The button ‘apply here’ on the websites of the media, banking, educational or any other institute that hallucinate the experts about the equal and fair job opportunities seems to be an obsolete concept now.

If this underemployment is considered to be the root cause of all the problems then it must be resolved in a legal way. Countries have laws to facilitate the work force. For example in USA they have Title VII of Civil Rights Act of 1964 that prohibits any discrimination in the hiring process and The Civil Rights Act of 1991 forbids discrimination with the employee. Article 39(d) of Indian Constitution talks about equality in work force. Philippines, one of the fastest growing economies, according to one study has given all the rights to the work force in its Constitution of 1987. Germany has so much strong laws in favor of employees that they are even referred as the ‘Employee Protection Act’. Canada has Canadian Human Rights Act. UK has Equality Acts that keep employers from favoritism. In fact, making sound laws to facilitate the deserving work force has always been into practice throughout world.
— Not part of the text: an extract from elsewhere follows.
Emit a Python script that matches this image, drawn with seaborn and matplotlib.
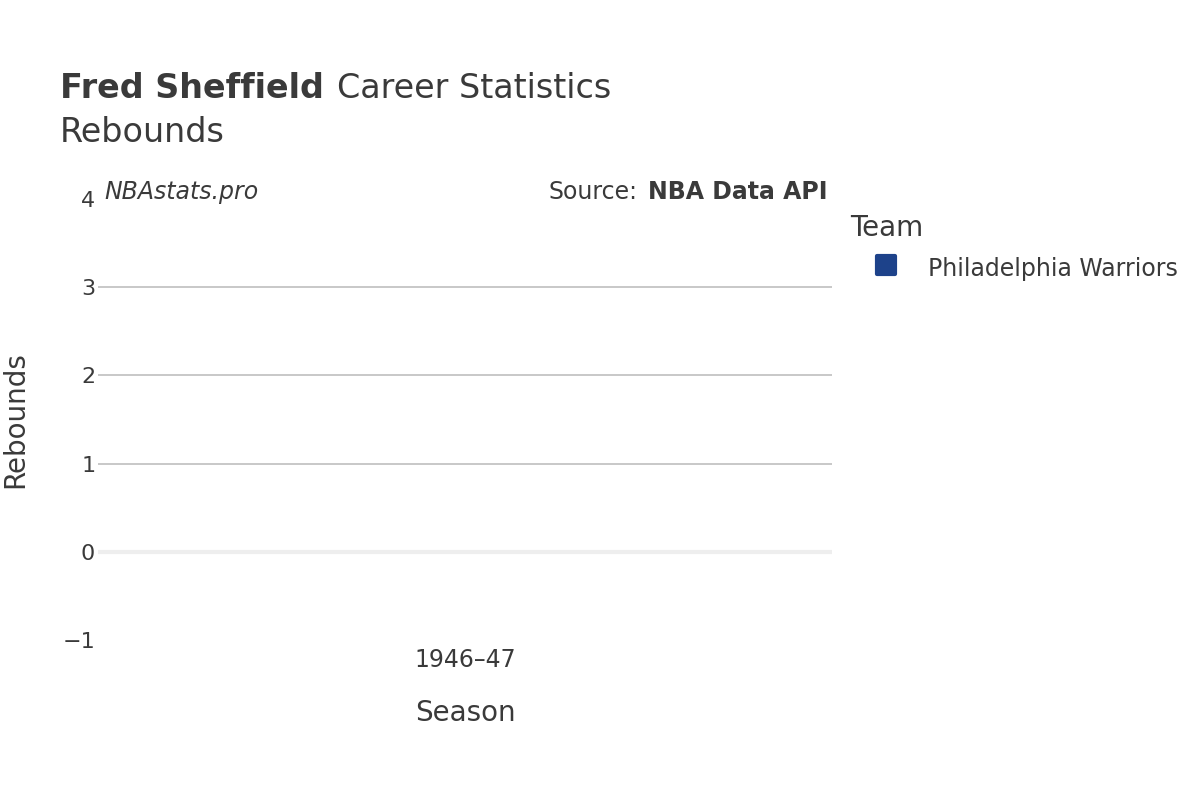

Pakistan has its own history in this regard. Two first laws in the Subcontinent after the British East India Company’s rule were Employers and Workman Dispute Act 1860 and Indian Factories Act 1881. Some Trade Union Acts along with several others regarding wages, compensations etc. were produced in 1920s. Pakistan inherited four of such laws after its creation namely Trade Union Act 1926, Factories Act 1934, Industrial Employment Act 1946 & Industrial Disputes Act 1947. All such laws benefitted the work force in one way or the other. Now the Articles 11, 17, 18, 25, 27, 37(e) and 38 of the Constitution of Pakistan talk about the employee and employers rights and duties respectively. According to one study Pakistan has more than 70 labor laws. The actual irony is the paradox that we see in the practice.

Not just enforcing these laws but also introducing the laws that put the right person in the right job will bring betterment in the system.